Kaifeng Lyu will present his General Exam "Theoretical Analysis of Modern Neural Networks with Normalization Layers: Auto Rate-Tuning and Sharpness Reduction" on Tuesday, January 17, 2023 at 1:00 PM over Zoom.

Zoom link: https://princeton.zoom.us/j/97584410651

Committee Members: Sanjeev Arora(advisor), Jason D. Lee, Elad Hazan

Abstract:

In the past, traditional machine learning techniques relied on convex optimization for training. However, the deep learning revolution of the last decade has led to significant progress in many machine learning tasks, even though the loss landscape is highly non-convex. My research focuses on theoretical analysis of the training dynamics of deep neural nets, including convergence guarantees to low-loss solutions and implicit regularization effects of gradient-based methods. I will present our work on understanding the training dynamics in presence of normalization layers (e.g., Batch Normalization, Layer Normalization), which are important building blocks of modern neural nets.
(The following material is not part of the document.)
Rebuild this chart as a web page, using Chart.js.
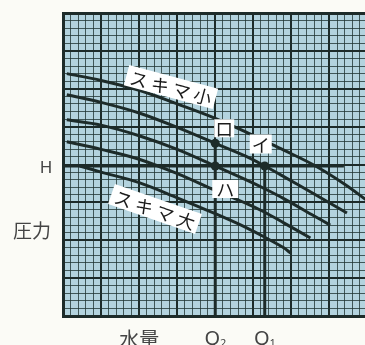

Our work shows the following: (1) normalization layers make the training process adaptive to different loss landscapes, even when using non-adaptive methods such as SGD; (2) normalization layers prevent full-batch gradient descent from converging to sharp minima and introduce an implicit bias towards flatter minima with better generalization, following a continuous sharpness-reduction flow.

Reading List:

https://docs.google.com/document/d/1BwImXphwwK5lk1NKDC0LApys0soGY7TVpptTZZzn1HQ/edit?usp=sharing

Everyone is invited to attend the talk, and those facultywishing to remain for the oral exam following are welcome to do so.